(Extracted records)
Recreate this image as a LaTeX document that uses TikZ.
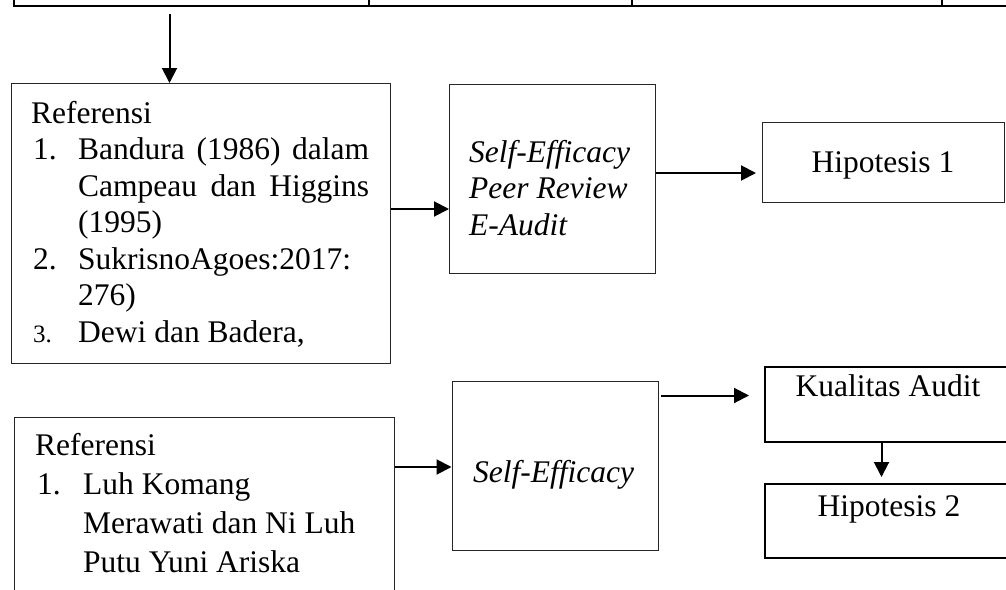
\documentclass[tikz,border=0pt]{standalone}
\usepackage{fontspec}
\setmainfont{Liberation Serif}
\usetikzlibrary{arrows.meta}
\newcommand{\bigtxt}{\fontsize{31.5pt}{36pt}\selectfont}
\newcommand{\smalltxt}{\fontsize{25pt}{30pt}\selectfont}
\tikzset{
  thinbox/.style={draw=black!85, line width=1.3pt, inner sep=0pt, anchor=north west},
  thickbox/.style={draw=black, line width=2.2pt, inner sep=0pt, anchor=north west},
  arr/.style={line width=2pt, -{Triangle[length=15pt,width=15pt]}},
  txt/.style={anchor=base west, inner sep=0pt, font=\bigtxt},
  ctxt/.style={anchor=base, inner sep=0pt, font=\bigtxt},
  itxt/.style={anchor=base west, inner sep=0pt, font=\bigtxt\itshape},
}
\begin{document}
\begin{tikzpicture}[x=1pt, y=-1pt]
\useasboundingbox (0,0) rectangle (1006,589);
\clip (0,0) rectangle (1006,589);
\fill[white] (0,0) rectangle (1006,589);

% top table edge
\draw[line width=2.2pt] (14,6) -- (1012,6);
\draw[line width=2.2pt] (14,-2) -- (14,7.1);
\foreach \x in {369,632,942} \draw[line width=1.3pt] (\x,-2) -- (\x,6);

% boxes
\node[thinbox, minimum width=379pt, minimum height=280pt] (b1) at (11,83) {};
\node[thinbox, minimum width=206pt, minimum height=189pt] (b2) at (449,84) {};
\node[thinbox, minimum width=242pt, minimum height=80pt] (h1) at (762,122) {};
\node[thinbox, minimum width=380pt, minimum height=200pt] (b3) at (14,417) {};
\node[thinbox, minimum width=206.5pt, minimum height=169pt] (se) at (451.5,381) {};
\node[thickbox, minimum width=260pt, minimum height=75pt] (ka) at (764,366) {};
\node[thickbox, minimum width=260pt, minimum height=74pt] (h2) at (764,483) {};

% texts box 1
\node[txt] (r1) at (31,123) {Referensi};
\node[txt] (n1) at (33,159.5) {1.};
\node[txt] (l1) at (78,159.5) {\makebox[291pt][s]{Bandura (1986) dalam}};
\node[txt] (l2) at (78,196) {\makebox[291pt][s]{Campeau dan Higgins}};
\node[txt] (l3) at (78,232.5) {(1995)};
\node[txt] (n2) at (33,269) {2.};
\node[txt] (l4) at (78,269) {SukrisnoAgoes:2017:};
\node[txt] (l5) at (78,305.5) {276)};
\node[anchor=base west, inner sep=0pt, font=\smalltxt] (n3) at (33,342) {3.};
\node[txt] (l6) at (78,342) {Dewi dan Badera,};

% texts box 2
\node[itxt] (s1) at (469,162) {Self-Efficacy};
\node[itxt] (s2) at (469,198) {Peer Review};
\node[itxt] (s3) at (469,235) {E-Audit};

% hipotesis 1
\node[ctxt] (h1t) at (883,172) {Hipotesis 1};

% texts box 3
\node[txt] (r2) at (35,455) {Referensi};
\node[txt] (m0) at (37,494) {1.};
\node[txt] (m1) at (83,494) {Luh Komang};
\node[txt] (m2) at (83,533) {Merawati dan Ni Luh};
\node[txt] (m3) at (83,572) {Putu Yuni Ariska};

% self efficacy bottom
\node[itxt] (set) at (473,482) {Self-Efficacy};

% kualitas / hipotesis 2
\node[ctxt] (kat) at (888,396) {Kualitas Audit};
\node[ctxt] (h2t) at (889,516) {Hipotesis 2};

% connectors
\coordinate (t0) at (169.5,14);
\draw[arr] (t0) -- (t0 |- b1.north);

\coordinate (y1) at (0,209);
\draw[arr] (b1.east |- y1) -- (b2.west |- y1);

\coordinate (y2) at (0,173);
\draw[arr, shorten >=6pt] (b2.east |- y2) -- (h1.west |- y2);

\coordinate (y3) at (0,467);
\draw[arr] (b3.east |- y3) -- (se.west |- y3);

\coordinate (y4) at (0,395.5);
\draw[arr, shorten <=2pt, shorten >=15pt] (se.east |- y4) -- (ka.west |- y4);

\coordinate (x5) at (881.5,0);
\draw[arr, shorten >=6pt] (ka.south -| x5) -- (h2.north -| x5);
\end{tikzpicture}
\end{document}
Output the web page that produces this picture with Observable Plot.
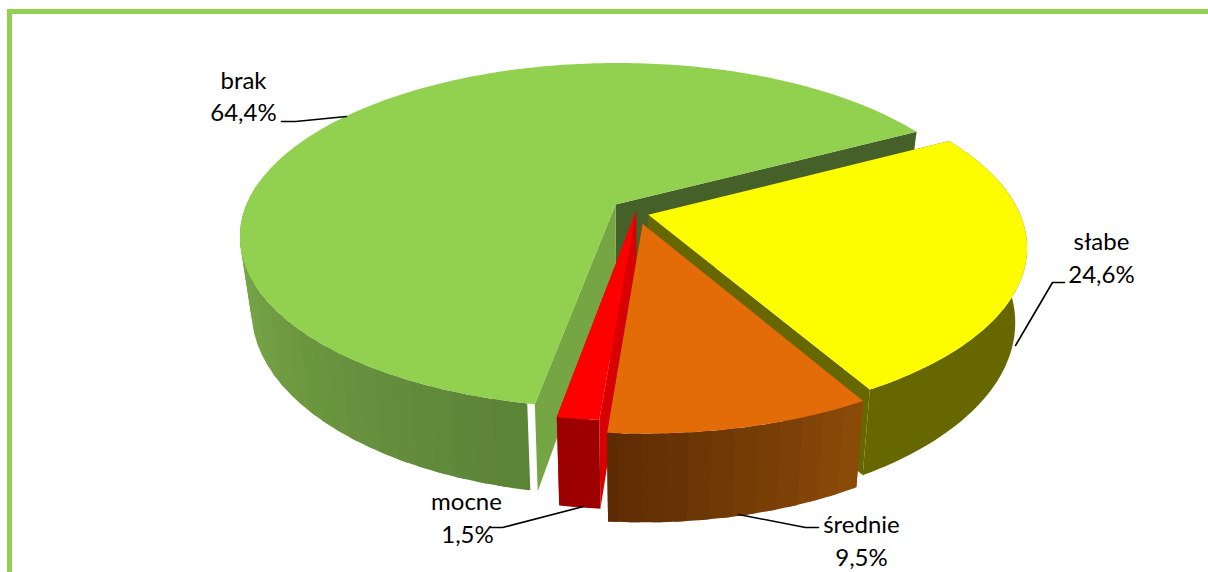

TASK REQUIREMENTS: Each entry above should be reproduced exactly, with the pictures removed.

RESPONSE FOR THIS EXERCISE:
Recreate this image as a LaTeX document that uses TikZ.
\documentclass[tikz,border=0pt]{standalone}
\usepackage{fontspec}
\setmainfont{Liberation Serif}
\usetikzlibrary{arrows.meta}
\newcommand{\bigtxt}{\fontsize{31.5pt}{36pt}\selectfont}
\newcommand{\smalltxt}{\fontsize{25pt}{30pt}\selectfont}
\tikzset{
  thinbox/.style={draw=black!85, line width=1.3pt, inner sep=0pt, anchor=north west},
  thickbox/.style={draw=black, line width=2.2pt, inner sep=0pt, anchor=north west},
  arr/.style={line width=2pt, -{Triangle[length=15pt,width=15pt]}},
  txt/.style={anchor=base west, inner sep=0pt, font=\bigtxt},
  ctxt/.style={anchor=base, inner sep=0pt, font=\bigtxt},
  itxt/.style={anchor=base west, inner sep=0pt, font=\bigtxt\itshape},
}
\begin{document}
\begin{tikzpicture}[x=1pt, y=-1pt]
\useasboundingbox (0,0) rectangle (1006,589);
\clip (0,0) rectangle (1006,589);
\fill[white] (0,0) rectangle (1006,589);

% top table edge
\draw[line width=2.2pt] (14,6) -- (1012,6);
\draw[line width=2.2pt] (14,-2) -- (14,7.1);
\foreach \x in {369,632,942} \draw[line width=1.3pt] (\x,-2) -- (\x,6);

% boxes
\node[thinbox, minimum width=379pt, minimum height=280pt] (b1) at (11,83) {};
\node[thinbox, minimum width=206pt, minimum height=189pt] (b2) at (449,84) {};
\node[thinbox, minimum width=242pt, minimum height=80pt] (h1) at (762,122) {};
\node[thinbox, minimum width=380pt, minimum height=200pt] (b3) at (14,417) {};
\node[thinbox, minimum width=206.5pt, minimum height=169pt] (se) at (451.5,381) {};
\node[thickbox, minimum width=260pt, minimum height=75pt] (ka) at (764,366) {};
\node[thickbox, minimum width=260pt, minimum height=74pt] (h2) at (764,483) {};

% texts box 1
\node[txt] (r1) at (31,123) {Referensi};
\node[txt] (n1) at (33,159.5) {1.};
\node[txt] (l1) at (78,159.5) {\makebox[291pt][s]{Bandura (1986) dalam}};
\node[txt] (l2) at (78,196) {\makebox[291pt][s]{Campeau dan Higgins}};
\node[txt] (l3) at (78,232.5) {(1995)};
\node[txt] (n2) at (33,269) {2.};
\node[txt] (l4) at (78,269) {SukrisnoAgoes:2017:};
\node[txt] (l5) at (78,305.5) {276)};
\node[anchor=base west, inner sep=0pt, font=\smalltxt] (n3) at (33,342) {3.};
\node[txt] (l6) at (78,342) {Dewi dan Badera,};

% texts box 2
\node[itxt] (s1) at (469,162) {Self-Efficacy};
\node[itxt] (s2) at (469,198) {Peer Review};
\node[itxt] (s3) at (469,235) {E-Audit};

% hipotesis 1
\node[ctxt] (h1t) at (883,172) {Hipotesis 1};

% texts box 3
\node[txt] (r2) at (35,455) {Referensi};
\node[txt] (m0) at (37,494) {1.};
\node[txt] (m1) at (83,494) {Luh Komang};
\node[txt] (m2) at (83,533) {Merawati dan Ni Luh};
\node[txt] (m3) at (83,572) {Putu Yuni Ariska};

% self efficacy bottom
\node[itxt] (set) at (473,482) {Self-Efficacy};

% kualitas / hipotesis 2
\node[ctxt] (kat) at (888,396) {Kualitas Audit};
\node[ctxt] (h2t) at (889,516) {Hipotesis 2};

% connectors
\coordinate (t0) at (169.5,14);
\draw[arr] (t0) -- (t0 |- b1.north);

\coordinate (y1) at (0,209);
\draw[arr] (b1.east |- y1) -- (b2.west |- y1);

\coordinate (y2) at (0,173);
\draw[arr, shorten >=6pt] (b2.east |- y2) -- (h1.west |- y2);

\coordinate (y3) at (0,467);
\draw[arr] (b3.east |- y3) -- (se.west |- y3);

\coordinate (y4) at (0,395.5);
\draw[arr, shorten <=2pt, shorten >=15pt] (se.east |- y4) -- (ka.west |- y4);

\coordinate (x5) at (881.5,0);
\draw[arr, shorten >=6pt] (ka.south -| x5) -- (h2.north -| x5);
\end{tikzpicture}
\end{document}
Output the web page that produces this picture with Observable Plot.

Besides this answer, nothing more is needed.